Souvenirs très lumineux de cette année de CM2. Ma mère m’aide la première semaine, ensuite je fais tout toute seule : quel plaisir d’être enfin autonome ! Pour l’occasion mes parents m’ont acheté un bureau et, à Noël, je reçois l’un des plus beaux cadeaux de ma vie : une chaîne hi-fi. J’écoute France Musique et je me passe en boucle mes CD favoris : le concerto pour violoncelle de Dvorak et le double concerto pour piano et timbales de Martinu.

A cet époque, je fais du piano, du violoncelle, de la danse, du théâtre.

Je sais déjà que je veux être musicienne.

10 ans. J’entre au collège. 6e et 5e au collège public de la petite ville la plus proche. Il faut prendre le car de ramassage scolaire tôt le matin, l’attendre parfois dans la neige par -10 degrés. J’ai un groupe de copines sympa et une meilleure amie avec qui je rigole bien. Mais quel ennui en cours, ça va si lentement, il est si pénible de rester assis. Les cours d’athlétisme, dans le froid glacial, sont une torture. Il y a trop de bruit et d’agitation pour moi au collège, je deviens de plus en plus fatiguée. J’ai l’impression de perdre mon temps. Quand je pense qu’à la place je pourrais faire de la musique !

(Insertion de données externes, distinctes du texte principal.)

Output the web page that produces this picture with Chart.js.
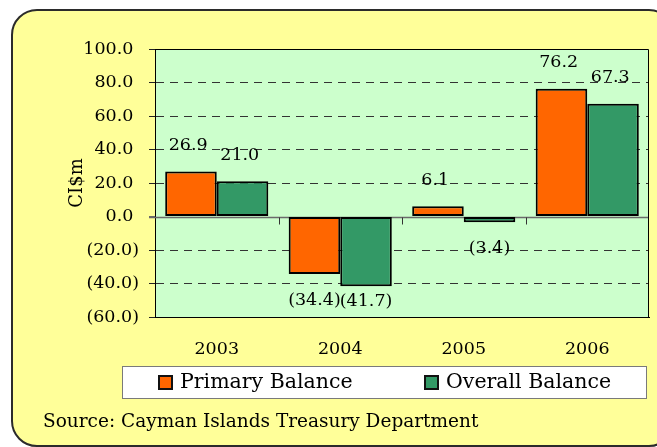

Je vais au conservatoire plusieurs fois par semaine. C’est le bonheur, en particulier le cours d’orchestre. Pour un concert, je dors chez une amie étudiante, grande élève de la classe de violoncelle. Sa vie me fait rêver, je n’ai qu’une hâte, en finir avec l’école pour être étudiante moi aussi !

12 ans. Nous déménageons à Rennes. Je découvre la vie urbaine. Je fais ma 4e dans une classe à horaires aménagés musique. Déception, je passe malgré tout beaucoup de temps au collège. Je n’aime pas l’ambiance de ma classe. Mon nouveau professeur de piano me dégoûte presque de la musique. Je supporte mal de me lever si tôt, je suis de plus en plus épuisée. Ma famille traverse de grosses difficultés. Je suis mal dans ma peau, je me sens très seule.

L’été de mes 13 ans. C’est décidé, je vais poursuivre ma scolarité par le CNED. Histoire d’écourter encore cette période de scolarité obligatoire, nous avons demandé l’entrée directe en seconde. Après plusieurs rendez-vous, l’inspection académique accepte que je saute la 3e à condition de réussir un examen début septembre. Pendant l’été, je suis donc les cours de rattrapage du CNED, niveau 3e, dans les matières de l’examen (maths, français, anglais). Je fais aussi 3 stages de musique. C’est une renaissance. Convivialité, liberté, découvertes,… Dans l’un des stages, je rencontre un professeur de piano qui m’en apprend plus sur la technique pianistique en quelques jours que je n’en avais appris pendant toutes ces années. Il deviendra mon « maître » et j’entrerai dans sa classe quelques années plus tard.

À la fin de l’été, je réussis l’examen d’entrée en seconde.

Poursuite de ma scolarité au CNED, pour tout le lycée. Ce sont de belles années. J’apprécie à nouveau de pouvoir vivre à mon rythme, organiser mon travail comme je veux, passer plus de temps sur les matières que j’aime. Je consacre beaucoup moins de temps au scolaire et je gagne aussi le temps des trajets. J’en profite pour suivre davantage de cours au conservatoire : analyse, histoire de la musique, beaucoup de musique de chambre,… Je commence un cursus d’accompagnement : je sais tout de suite que ce sera mon futur métier, tant je m’y sens à ma place.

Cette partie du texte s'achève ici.